JAKARTA, KOMPAS — Pemerintah memutuskan memperpanjang satu tahun aturan fasilitas pembebasan pajak yang saat ini sudah habis jangka waktunya. Adanya fasilitas yang luwes ini diharapkan akan memperbesar masuknya investasi, terutama dari luar negeri ke Indonesia.
”Hasil pembahasan tadi, fasilitas tax holiday (pembebasan pajak) yang ada selama ini masih diperlukan dunia usaha domestik dan investasi dari luar negeri,” kata Menteri Koordinator Perekonomian Chairul Tanjung, di Jakarta, Kamis (4/9).
Chairul mengatakan hal tersebut seusai memimpin rapat koordinasi membahas kebijakan pembebasan pajak. Sehabis rapat, digelar rapat koordinasi membahas tentang utang luar negeri.

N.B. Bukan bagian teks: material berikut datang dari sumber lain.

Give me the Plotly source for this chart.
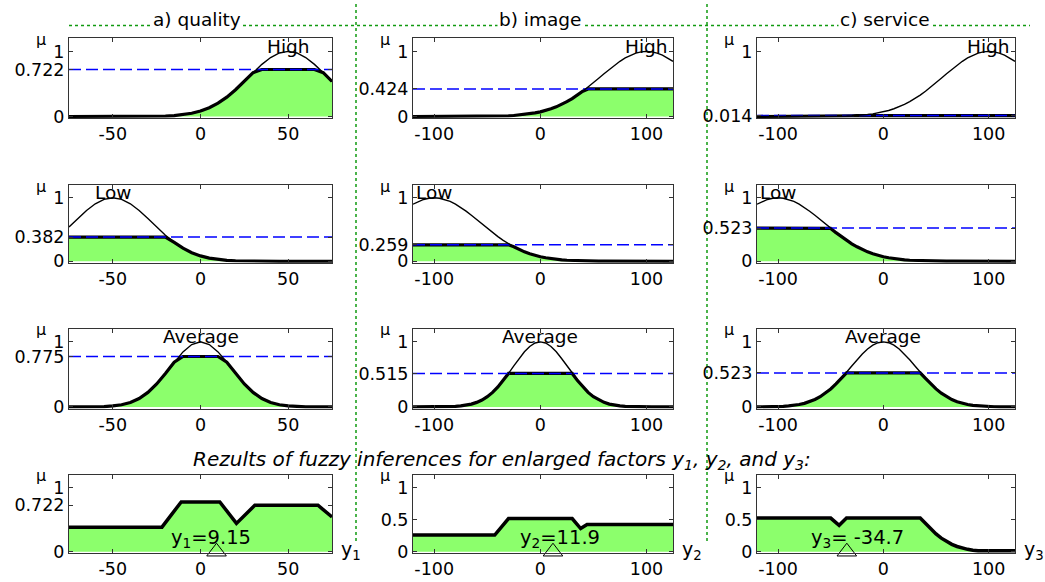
import plotly.graph_objects as go
import numpy as np

# ---------------- data ----------------
# sampling grids (universe of discourse) for the three factors
x_quality = list(range(-75, 80, 5))          # a) quality
x_wide = list(range(-120, 130, 5))           # b) image, c) service

# membership functions
quality_high = [0, 0, 0, 0, 0, 0, 0.0001, 0.0003, 0.0008, 0.002, 0.004, 0.008, 0.015, 0.028,
                0.050, 0.085, 0.135, 0.206, 0.298, 0.411, 0.539, 0.674, 0.801, 0.906, 0.976,
                1.0, 0.976, 0.906, 0.801, 0.674, 0.539]
quality_low = [0.539, 0.674, 0.801, 0.906, 0.976, 1.0, 0.976, 0.906, 0.801, 0.674, 0.539,
               0.411, 0.298, 0.206, 0.135, 0.085, 0.050, 0.028, 0.015, 0.008, 0.004, 0.002,
               0.001, 0, 0, 0, 0, 0, 0, 0, 0]
quality_avg = [0, 0, 0.001, 0.0025, 0.006, 0.016, 0.034, 0.069, 0.130, 0.223, 0.353, 0.513,
               0.687, 0.846, 0.959, 1.0, 0.959, 0.846, 0.687, 0.513, 0.353, 0.223, 0.130,
               0.069, 0.034, 0.016, 0.006, 0.0025, 0.001, 0, 0]

image_high = [0, 0, 0, 0, 0, 0, 0, 0, 0, 0, 0, 0.001, 0.001, 0.002, 0.003, 0.004, 0.006, 0.008,
              0.012, 0.016, 0.023, 0.031, 0.041, 0.055, 0.072, 0.093, 0.119, 0.149, 0.186,
              0.228, 0.275, 0.329, 0.388, 0.451, 0.518, 0.587, 0.656, 0.724, 0.789, 0.848,
              0.900, 0.943, 0.974, 0.993, 1.0, 0.993, 0.974, 0.943, 0.900, 0.848]
image_low = [0.900, 0.943, 0.974, 0.993, 1.0, 0.993, 0.974, 0.943, 0.900, 0.848, 0.789, 0.724,
             0.656, 0.587, 0.518, 0.451, 0.388, 0.329, 0.275, 0.228, 0.186, 0.149, 0.119,
             0.093, 0.072, 0.055, 0.041, 0.031, 0.023, 0.016, 0.012, 0.008, 0.006, 0.004,
             0.003, 0.002, 0.001, 0.001, 0, 0, 0, 0, 0, 0, 0, 0, 0, 0, 0, 0]
image_avg = [0, 0, 0, 0, 0.001, 0.001, 0.003, 0.005, 0.009, 0.016, 0.027, 0.044, 0.070, 0.107,
             0.158, 0.224, 0.307, 0.405, 0.515, 0.631, 0.744, 0.847, 0.929, 0.982, 1.0,
             0.982, 0.929, 0.847, 0.744, 0.631, 0.515, 0.405, 0.307, 0.224, 0.158, 0.107,
             0.070, 0.044, 0.027, 0.016, 0.009, 0.005, 0.003, 0.001, 0.001, 0, 0, 0, 0, 0]

service_high = image_high
service_low = image_low
service_avg = [0.001, 0.001, 0.002, 0.003, 0.006, 0.010, 0.016, 0.024, 0.037, 0.055, 0.081,
               0.114, 0.157, 0.211, 0.277, 0.353, 0.439, 0.533, 0.630, 0.725, 0.814, 0.891,
               0.950, 0.987, 1.0, 0.987, 0.950, 0.891, 0.814, 0.725, 0.630, 0.533, 0.439,
               0.353, 0.277, 0.211, 0.157, 0.114, 0.081, 0.055, 0.037, 0.024, 0.016, 0.010,
               0.006, 0.003, 0.002, 0.001, 0.001, 0]

# firing (clipping) levels
levels_quality = [0.722, 0.382, 0.775]   # High, Low, Average
levels_image = [0.424, 0.259, 0.515]
levels_service = [0.014, 0.523, 0.523]

mf_names = ["High", "Low", "Average"]
mf_centers_quality = [50, -50, 0]
mf_centers_wide = [100, -100, 0]

# aggregated outputs (bottom row)
agg_x1 = [-75, -22, -11, 11, 20.5, 31, 67, 75]
agg_mu1 = [0.382, 0.382, 0.775, 0.775, 0.44, 0.722, 0.722, 0.54]
agg_x2 = [-120, -43, -30, 30, 38, 44, 125]
agg_mu2 = [0.259, 0.259, 0.515, 0.515, 0.36, 0.424, 0.424]
agg_x3 = [-120, -50, -42, -35, 35, 40, 45, 50, 55, 60, 65, 70, 75, 80, 85, 90, 125]
agg_mu3 = [0.523, 0.523, 0.41, 0.523, 0.523, 0.439, 0.353, 0.277, 0.211, 0.157, 0.114,
           0.081, 0.055, 0.037, 0.024, 0.014, 0.014]
results = [9.15, 11.9, -34.7]
result_names = ["y<sub>1</sub>", "y<sub>2</sub>", "y<sub>3</sub>"]

col_titles = ["a) quality", "b) image", "c) service"]
xticks_quality = [-50, 0, 50]
xticks_wide = [-100, 0, 100]
agg_yticks = [[0, 0.722, 1], [0, 0.5, 1], [0, 0.5, 1]]

# ---------------- layout geometry ----------------
W, H = 1045, 582
col_px = [(69, 332), (413, 673), (757, 1015)]
row_px = [(39, 120), (188, 267), (334, 415), (482, 562)]
xranges = [[-75, 75], [-120, 125], [-120, 125]]
yrange = [-0.025, 1.2]

GREEN = "#8CFF6C"
FONT = "DejaVu Sans"

fig = go.Figure()

columns = [
    (x_quality, [quality_high, quality_low, quality_avg], levels_quality, mf_centers_quality, xticks_quality),
    (x_wide, [image_high, image_low, image_avg], levels_image, mf_centers_wide, xticks_wide),
    (x_wide, [service_high, service_low, service_avg], levels_service, mf_centers_wide, xticks_wide),
]
aggs = [(agg_x1, agg_mu1), (agg_x2, agg_mu2), (agg_x3, agg_mu3)]

annotations = []
shapes = []

def axis_names(idx):
    return ("x" if idx == 1 else f"x{idx}", "y" if idx == 1 else f"y{idx}")

idx = 0
for r in range(4):
    for c in range(3):
        idx += 1
        xa, ya = axis_names(idx)
        xs, mfs, levels, centers, xt = columns[c]
        if r < 3:
            mf = np.array(mfs[r])
            lev = levels[r]
            clipped = np.minimum(mf, lev)
            fig.add_trace(go.Scatter(x=xs, y=clipped, mode="lines", fill="tozeroy",
                                     fillcolor=GREEN, line=dict(width=0, color=GREEN),
                                     xaxis=xa, yaxis=ya, hoverinfo="skip"))
            fig.add_trace(go.Scatter(x=xs, y=clipped, mode="lines",
                                     line=dict(width=3.2, color="black"),
                                     xaxis=xa, yaxis=ya, hoverinfo="skip"))
            fig.add_trace(go.Scatter(x=xranges[c], y=[lev, lev], mode="lines",
                                     line=dict(width=1.5, color="#0000FF", dash="12px,5px"),
                                     xaxis=xa, yaxis=ya, hoverinfo="skip"))
            fig.add_trace(go.Scatter(x=xs, y=mf, mode="lines", line=dict(width=1.4, color="black"),
                                     xaxis=xa, yaxis=ya, hoverinfo="skip"))
            annotations.append(dict(x=centers[r], y=1.08, xref=xa, yref=ya, text=mf_names[r],
                                    showarrow=False, font=dict(family=FONT, size=18.5, color="black"),
                                    xanchor="center", yanchor="middle"))
            if lev < 0.05:
                yt = [lev, 1]
            else:
                yt = [0, lev, 1]
        else:
            ax_, amu = aggs[c]
            fig.add_trace(go.Scatter(x=ax_, y=amu, mode="lines", fill="tozeroy",
                                     fillcolor=GREEN, line=dict(width=3.5, color="black"),
                                     xaxis=xa, yaxis=ya, hoverinfo="skip"))
            fig.add_trace(go.Scatter(x=[results[c]], y=[0], mode="markers",
                                     marker=dict(symbol="triangle-up-open", size=17,
                                                 color="black", line=dict(width=1)),
                                     cliponaxis=False, xaxis=xa, yaxis=ya, hoverinfo="skip"))
            shift = [-6, 7, 11][c]
            val = f"{results[c]:g}"
            txt = f"{result_names[c]}={val}" if c < 2 else f"{result_names[c]}= {val}"
            annotations.append(dict(x=results[c], y=0.2, xref=xa, yref=ya, text=txt,
                                    xshift=shift, showarrow=False,
                                    font=dict(family=FONT, size=19.5, color="black"),
                                    xanchor="center", yanchor="middle"))
            yt = agg_yticks[c]
            # axis variable label on the right
            annotations.append(dict(x=(col_px[c][1] + 7) / W, y=1 - 559 / H, xref="paper", yref="paper",
                                    text=result_names[c], showarrow=False,
                                    font=dict(family=FONT, size=19, color="black"),
                                    xanchor="left", yanchor="middle"))
        x0, x1 = col_px[c]
        y0, y1 = row_px[r]
        common = dict(showline=True, linecolor="#333333", linewidth=1, mirror="ticks",
                      ticks="inside", ticklen=4, tickcolor="#333333", showgrid=False,
                      zeroline=False, tickfont=dict(family=FONT, size=17.5, color="black"))
        fig.layout[("xaxis" if idx == 1 else f"xaxis{idx}")] = dict(
            domain=[x0 / W, x1 / W], range=xranges[c], anchor=ya,
            tickvals=xt, ticktext=[str(v) for v in xt], **common)
        fig.layout[("yaxis" if idx == 1 else f"yaxis{idx}")] = dict(
            domain=[1 - y1 / H, 1 - y0 / H], range=yrange, anchor=xa,
            tickvals=yt, ticktext=[f"{v:g}" for v in yt], **common)
        # mu label
        annotations.append(dict(x=(x0 - 28) / W, y=1 - (y0 + 1) / H, xref="paper", yref="paper",
                                text="μ", showarrow=False,
                                font=dict(family=FONT, size=16, color="black"),
                                xanchor="center", yanchor="middle"))

# column titles
for c, t in enumerate(col_titles):
    cx = [197, 540, 885][c]
    annotations.append(dict(x=cx / W, y=1 - 20 / H, xref="paper", yref="paper", text=t,
                            showarrow=False, bgcolor="white",
                            font=dict(family=FONT, size=18.5, color="black"),
                            xanchor="center", yanchor="middle"))

annotations.append(dict(x=191 / W, y=1 - 467 / H, xref="paper", yref="paper",
                        text="<i>Rezults of fuzzy inferences for enlarged factors y<sub>1</sub>, "
                             "y<sub>2</sub>, and y<sub>3</sub>:</i>",
                        showarrow=False, font=dict(family=FONT, size=20, color="black"),
                        xanchor="left", yanchor="middle"))

dot = dict(color="#109A10", width=1.5, dash="dot")
shapes.append(dict(type="line", xref="paper", yref="paper", x0=69 / W, x1=1030 / W,
                   y0=1 - 26 / H, y1=1 - 26 / H, line=dot, layer="below"))
for vx in [356, 707]:
    shapes.append(dict(type="line", xref="paper", yref="paper", x0=vx / W, x1=vx / W,
                       y0=1 - 4 / H, y1=1 - 550 / H, line=dot, layer="below"))

fig.update_layout(width=W, height=H, margin=dict(l=0, r=0, t=0, b=0),
                  paper_bgcolor="white", plot_bgcolor="white", showlegend=False,
                  annotations=annotations, shapes=shapes)

fig.write_html("out.html")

Hadir dalam rapat koordinasi tersebut, antara lain, Gubernur Bank Indonesia Agus DW Martowardojo, Menteri Keuangan M Chatib Basri, Menteri Perdagangan Muhammad Lutfi, Kepala Badan Koordinasi Penanaman Modal (BKPM) Mahendra Siregar, serta Kepala Badan Pengkajian Kebijakan, Iklim, dan Mutu Industri Kementerian Perindustrian Arryanto Sagala.
Terkait usulan perubahan terhadap fasilitas pembebasan pajak, Chairul mengatakan bahwa prosesnya membutuhkan waktu panjang. ”Jadi, keputusannya, fasilitas pembebasan pajak yang ada diperpanjang dulu,” katanya.
Rapat juga menyepakati pembentukan tim yang dipimpin Kementerian Keuangan. Anggota tim mencakup BKPM, Kemenperin, dan Kemendag.
Tim itu akan mengevaluasi segala aspek kebijakan pembebasan pajak sedemikian rupa agar luwes. Apalagi, negara-negara tetangga saat ini juga memberikan insentif serupa yang terkadang lebih atraktif daripada yang diberikan Indonesia.
”Namun, bukan berarti 100 persen akan mengikuti negara tetangga. Kepentingan nasional tetap dilihat,” kata Chairul.
Industri hulu
Chairul mencontohkan, Indonesia saat ini membutuhkan industri hulu petrokimia. Jadi, investasi pembangunan kilang dan industri petrokimia akan mendapatkan fasilitas lebih daripada industri lain. Begitu pula industri hulu baja yang penting untuk mengembangkan industri barang modal akan mendapatkan fasilitas lebih dari yang lain.
Batasan minimal investasi dinilai harus luwes pula dan tak bisa dipukul rata untuk semua industri. Hal ini karena setiap industri berkarakteristik berbeda.
Chairul mengatakan, tim diberi waktu hingga akhir September 2014 untuk membahas perubahan kebijakan pembebasan pajak. Hal ini supaya pada minggu pertama Oktober 2014 sudah dapat diputuskan.
Chairul menuturkan, rapat secara umum juga mendukung pengajuan pinjaman komersial luar negeri (PKLN) oleh tiga perusahaan, khususnya BUMN. Tiga perusahaan itu adalah PT Pelindo II, PT Supreme Energy Rantau Dedap, dan PT Bhimasena Power Indonesia. Tiga BUMN ini mengajukan pinjaman berjangka panjang sampai dengan 15 tahun.
Rapat mendengarkan pandangan Kemenkeu secara detail mengenai tekanan yang mungkin timbul pada neraca pembayaran. Demikian pula perhatian BI agar jangan sampai saat jatuh tempo terjadi kebutuhan dollar AS yang besar dan mendadak.
Agus Martowardojo menuturkan, PKLN bisa dikaji dampaknya terhadap neraca pembayaran Indonesia. ”Juga dampaknya terhadap kebersamaan, pada waktu bersama masuk di pasar supaya bisa dilakukan urutan yang baik serta untuk menjaga komitmen dan reputasi Indonesia,” kata Agus.